Find each line with the string "this" and copy it.

===== Data shown =====

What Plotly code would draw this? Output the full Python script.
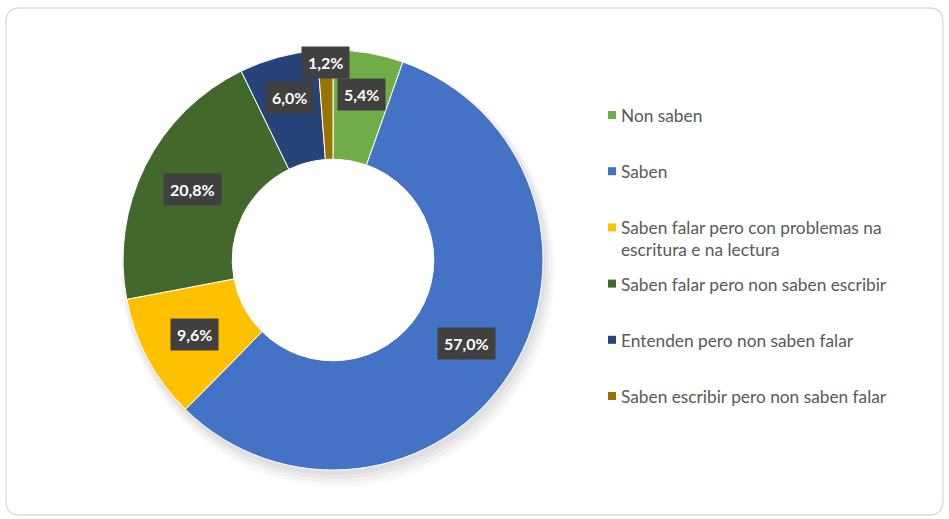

=====
===== Data shown =====

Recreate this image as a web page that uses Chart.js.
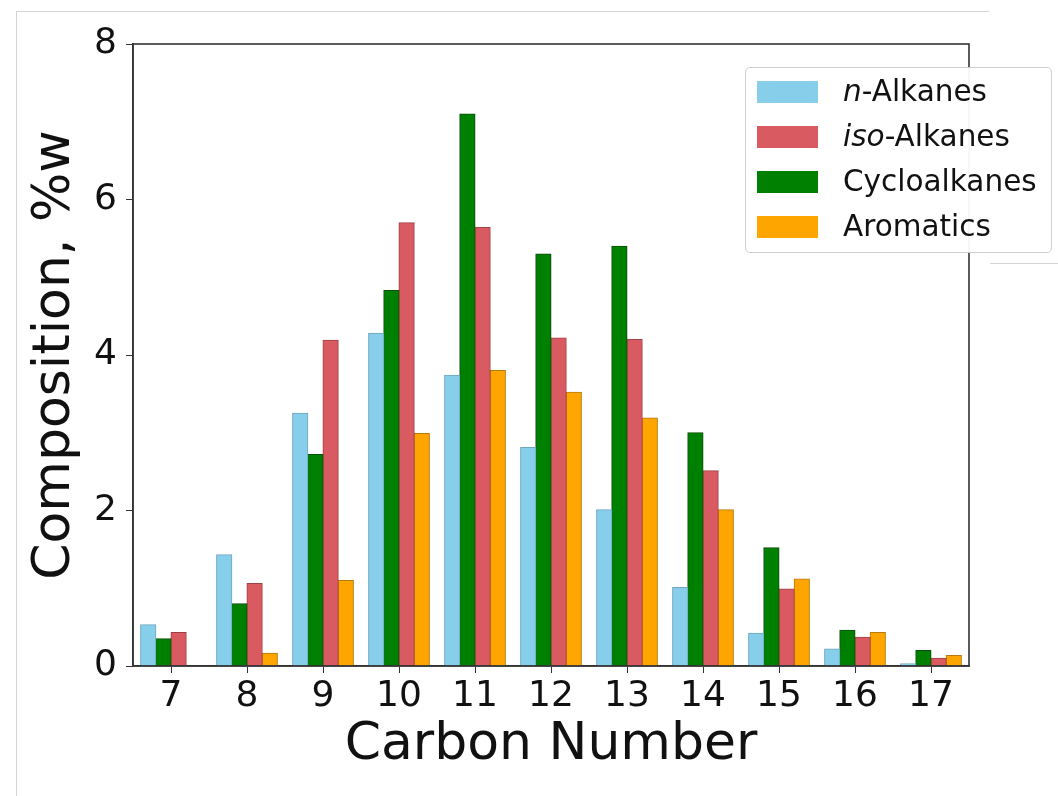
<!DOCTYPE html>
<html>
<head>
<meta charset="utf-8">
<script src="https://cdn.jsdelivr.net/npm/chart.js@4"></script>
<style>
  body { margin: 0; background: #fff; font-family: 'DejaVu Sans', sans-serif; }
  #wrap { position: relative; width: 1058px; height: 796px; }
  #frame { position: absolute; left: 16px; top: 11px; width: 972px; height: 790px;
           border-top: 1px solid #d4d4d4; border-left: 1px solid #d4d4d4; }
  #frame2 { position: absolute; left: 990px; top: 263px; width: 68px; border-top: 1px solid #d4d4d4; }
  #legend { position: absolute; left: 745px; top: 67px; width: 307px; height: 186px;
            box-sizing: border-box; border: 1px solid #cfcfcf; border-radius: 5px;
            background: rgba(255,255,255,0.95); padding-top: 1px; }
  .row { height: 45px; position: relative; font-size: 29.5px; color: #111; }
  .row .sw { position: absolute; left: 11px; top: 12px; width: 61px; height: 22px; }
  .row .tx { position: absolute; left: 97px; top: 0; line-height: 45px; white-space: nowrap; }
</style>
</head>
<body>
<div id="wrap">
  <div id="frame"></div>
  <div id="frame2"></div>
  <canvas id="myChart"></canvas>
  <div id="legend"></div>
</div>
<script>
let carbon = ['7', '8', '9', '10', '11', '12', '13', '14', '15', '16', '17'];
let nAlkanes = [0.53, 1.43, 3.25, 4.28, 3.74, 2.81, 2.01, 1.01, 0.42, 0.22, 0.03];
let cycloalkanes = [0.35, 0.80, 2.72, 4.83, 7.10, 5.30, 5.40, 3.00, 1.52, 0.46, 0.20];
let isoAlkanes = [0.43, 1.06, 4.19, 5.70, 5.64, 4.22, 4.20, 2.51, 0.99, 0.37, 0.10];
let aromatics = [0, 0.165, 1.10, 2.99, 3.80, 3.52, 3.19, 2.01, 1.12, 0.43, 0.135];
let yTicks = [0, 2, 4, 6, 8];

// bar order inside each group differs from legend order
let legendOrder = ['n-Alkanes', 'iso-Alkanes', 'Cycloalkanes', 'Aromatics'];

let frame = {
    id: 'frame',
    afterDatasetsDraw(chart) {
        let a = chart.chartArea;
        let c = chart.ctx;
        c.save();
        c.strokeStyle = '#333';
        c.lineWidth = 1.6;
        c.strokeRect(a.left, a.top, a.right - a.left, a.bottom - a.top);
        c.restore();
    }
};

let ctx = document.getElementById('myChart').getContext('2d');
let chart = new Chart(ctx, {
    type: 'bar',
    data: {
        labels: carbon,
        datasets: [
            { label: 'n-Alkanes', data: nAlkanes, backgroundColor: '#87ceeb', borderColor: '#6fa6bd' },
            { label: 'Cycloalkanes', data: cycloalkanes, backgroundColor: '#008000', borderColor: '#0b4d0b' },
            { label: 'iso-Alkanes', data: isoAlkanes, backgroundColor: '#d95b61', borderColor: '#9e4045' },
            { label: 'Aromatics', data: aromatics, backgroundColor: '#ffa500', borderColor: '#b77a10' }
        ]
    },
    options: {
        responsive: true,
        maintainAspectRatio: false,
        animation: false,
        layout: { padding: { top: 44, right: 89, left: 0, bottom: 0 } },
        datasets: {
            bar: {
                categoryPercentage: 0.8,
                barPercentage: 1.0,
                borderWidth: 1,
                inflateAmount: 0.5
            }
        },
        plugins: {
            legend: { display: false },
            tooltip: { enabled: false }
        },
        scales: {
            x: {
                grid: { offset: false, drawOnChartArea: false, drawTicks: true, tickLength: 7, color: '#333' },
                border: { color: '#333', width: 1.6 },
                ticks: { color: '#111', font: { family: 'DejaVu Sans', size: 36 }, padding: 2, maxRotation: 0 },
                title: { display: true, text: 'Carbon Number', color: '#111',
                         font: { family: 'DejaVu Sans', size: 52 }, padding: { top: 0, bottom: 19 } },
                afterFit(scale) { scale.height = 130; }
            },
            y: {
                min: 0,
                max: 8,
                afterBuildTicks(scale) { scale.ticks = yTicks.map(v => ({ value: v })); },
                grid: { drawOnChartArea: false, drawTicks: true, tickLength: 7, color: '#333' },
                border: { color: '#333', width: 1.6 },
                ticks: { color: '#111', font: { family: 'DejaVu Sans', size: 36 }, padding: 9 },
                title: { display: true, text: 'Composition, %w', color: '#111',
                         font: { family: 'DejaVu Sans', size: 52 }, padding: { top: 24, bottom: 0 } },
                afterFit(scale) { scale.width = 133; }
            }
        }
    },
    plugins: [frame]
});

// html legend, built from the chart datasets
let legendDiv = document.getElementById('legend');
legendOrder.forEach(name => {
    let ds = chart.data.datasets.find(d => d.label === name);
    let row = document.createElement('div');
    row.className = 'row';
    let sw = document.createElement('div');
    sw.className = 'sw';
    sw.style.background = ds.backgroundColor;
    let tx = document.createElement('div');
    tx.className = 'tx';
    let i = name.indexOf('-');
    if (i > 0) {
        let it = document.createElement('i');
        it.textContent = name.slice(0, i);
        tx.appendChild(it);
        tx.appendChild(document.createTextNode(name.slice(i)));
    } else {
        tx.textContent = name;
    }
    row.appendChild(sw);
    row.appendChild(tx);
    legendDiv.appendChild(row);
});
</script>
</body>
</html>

=====

- [Result of the task]
What Plotly code would draw this? Output the full Python script.
Recreate this image as a web page that uses Chart.js.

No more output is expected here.